AIM —
Transcribe the material from its first line onward, ending with the line that contains "const chart = echarts.init(document.getElementById('chart'));" and adding nothing beyond it.

DATA —
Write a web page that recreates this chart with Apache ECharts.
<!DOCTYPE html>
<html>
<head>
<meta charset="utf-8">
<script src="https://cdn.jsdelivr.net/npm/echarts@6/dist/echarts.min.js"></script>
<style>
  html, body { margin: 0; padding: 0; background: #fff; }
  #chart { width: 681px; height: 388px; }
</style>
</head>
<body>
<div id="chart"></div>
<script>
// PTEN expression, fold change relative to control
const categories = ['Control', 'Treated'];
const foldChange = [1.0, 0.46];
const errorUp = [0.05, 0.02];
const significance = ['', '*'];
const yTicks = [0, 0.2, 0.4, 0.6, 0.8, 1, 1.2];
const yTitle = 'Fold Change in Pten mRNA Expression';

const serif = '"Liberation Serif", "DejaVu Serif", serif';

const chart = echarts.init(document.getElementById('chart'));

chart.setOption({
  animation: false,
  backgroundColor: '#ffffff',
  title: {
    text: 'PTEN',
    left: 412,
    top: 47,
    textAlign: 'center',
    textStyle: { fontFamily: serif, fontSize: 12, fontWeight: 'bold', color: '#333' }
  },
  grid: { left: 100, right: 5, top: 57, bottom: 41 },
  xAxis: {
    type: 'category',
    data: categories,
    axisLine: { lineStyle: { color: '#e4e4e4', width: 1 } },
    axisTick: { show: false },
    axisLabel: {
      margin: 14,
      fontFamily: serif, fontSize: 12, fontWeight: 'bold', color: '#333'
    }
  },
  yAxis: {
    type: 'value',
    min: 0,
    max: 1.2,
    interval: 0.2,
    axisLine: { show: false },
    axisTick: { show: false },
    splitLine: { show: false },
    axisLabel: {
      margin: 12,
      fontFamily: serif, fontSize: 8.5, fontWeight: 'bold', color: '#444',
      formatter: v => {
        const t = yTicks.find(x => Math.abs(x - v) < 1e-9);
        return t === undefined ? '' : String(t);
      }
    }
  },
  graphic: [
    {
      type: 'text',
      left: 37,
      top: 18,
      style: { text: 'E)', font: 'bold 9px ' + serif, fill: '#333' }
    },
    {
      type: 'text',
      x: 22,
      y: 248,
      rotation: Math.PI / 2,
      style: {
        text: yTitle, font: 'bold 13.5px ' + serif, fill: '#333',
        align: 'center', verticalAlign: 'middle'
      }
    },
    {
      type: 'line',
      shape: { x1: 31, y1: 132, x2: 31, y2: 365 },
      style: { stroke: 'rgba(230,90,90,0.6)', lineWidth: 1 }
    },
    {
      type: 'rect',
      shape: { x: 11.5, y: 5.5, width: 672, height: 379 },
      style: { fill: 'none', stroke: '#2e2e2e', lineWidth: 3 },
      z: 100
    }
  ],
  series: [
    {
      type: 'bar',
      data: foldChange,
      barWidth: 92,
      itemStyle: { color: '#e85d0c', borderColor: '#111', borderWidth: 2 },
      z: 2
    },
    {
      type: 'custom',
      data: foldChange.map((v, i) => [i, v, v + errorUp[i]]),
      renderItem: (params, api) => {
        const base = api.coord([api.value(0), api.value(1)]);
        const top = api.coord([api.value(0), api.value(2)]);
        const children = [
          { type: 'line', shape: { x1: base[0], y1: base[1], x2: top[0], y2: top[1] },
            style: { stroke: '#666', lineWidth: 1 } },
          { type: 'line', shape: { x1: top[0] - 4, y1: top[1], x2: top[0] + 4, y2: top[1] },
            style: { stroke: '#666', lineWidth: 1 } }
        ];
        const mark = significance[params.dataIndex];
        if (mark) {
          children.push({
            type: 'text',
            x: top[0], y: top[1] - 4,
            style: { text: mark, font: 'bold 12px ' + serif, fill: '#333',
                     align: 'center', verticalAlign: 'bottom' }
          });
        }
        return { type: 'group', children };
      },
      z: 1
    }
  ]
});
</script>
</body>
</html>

RESPONSE TO THIS TASK —
Write a web page that recreates this chart with Apache ECharts.
<!DOCTYPE html>
<html>
<head>
<meta charset="utf-8">
<script src="https://cdn.jsdelivr.net/npm/echarts@6/dist/echarts.min.js"></script>
<style>
  html, body { margin: 0; padding: 0; background: #fff; }
  #chart { width: 681px; height: 388px; }
</style>
</head>
<body>
<div id="chart"></div>
<script>
// PTEN expression, fold change relative to control
const categories = ['Control', 'Treated'];
const foldChange = [1.0, 0.46];
const errorUp = [0.05, 0.02];
const significance = ['', '*'];
const yTicks = [0, 0.2, 0.4, 0.6, 0.8, 1, 1.2];
const yTitle = 'Fold Change in Pten mRNA Expression';

const serif = '"Liberation Serif", "DejaVu Serif", serif';

const chart = echarts.init(document.getElementById('chart'));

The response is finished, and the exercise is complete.